Under the prior panel precedent rule, we are bound to follow the holding in Ovalles
“unless and until it is overruled or undermined to the point of abrogation by the
Supreme Court or by this Court sitting en banc.” In re Lambrix, 776 F.3d 789, 794
(11th Cir. 2015). Because that has not happened, we must apply Ovalles. As a
result, Marcano’s claims fail. 1 His § 924(c) conviction is still valid after Johnson,
and the district court did not err by denying his § 2255 motion.
AFFIRMED.
1
Marcano also argues that the Supreme Court’s upcoming decision in Sessions v.

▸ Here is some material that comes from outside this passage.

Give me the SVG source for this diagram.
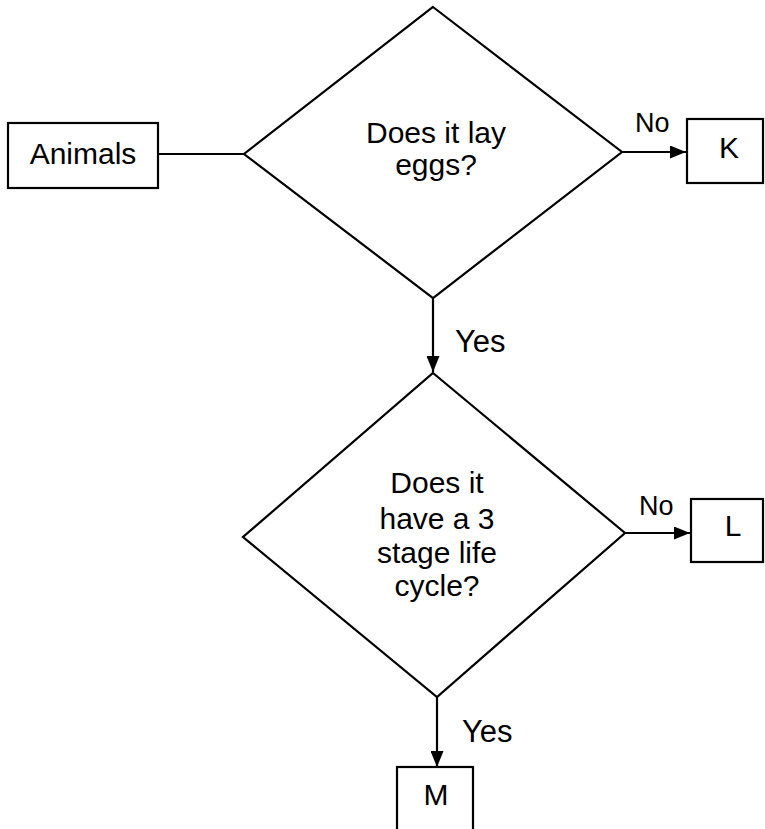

Dimaya, U.S. No. 15-1498, argued Jan. 17, 2017, reargued Oct. 2, 2017, could bear on the
validity of the risk-of-force clause because it concerns the identical language in 18 U.S.C.
§ 16(b). Again, as we explained in Ovalles, “the task in § 16(b) cases is not as precise and
predictable as in § 924(c)(3)(B) cases.” 861 F.3d at 1267. Section 16(b) involves a recidivist
statute, requiring a judgment about a past conviction as opposed to a contemporaneous crime
required by § 924(c). Id. And even if the Supreme Court’s decision in Dimaya throws
§ 924(c)(3)(B) into question, it doesn’t change the fact that Marcano’s carjacking is still a crime
of violence under § 924(c)(3)(A)’s use-of-force clause. Id. Our holding in Ovalles that a § 2119
carjacking is a crime of violence as defined by the use-of-force clause was alternative and
independent of our determination that it was a crime of violence as defined by the risk-of-force
clause. Id. Alternative holdings are just as binding as solitary ones. Kilgore v. Sec’y, Fla. Dept.
of Corr., 805 F.3d 1301, 1315 (11th Cir. 2015). So it is unlikely that the Supreme Court’s
decision in Dimaya will affect this case.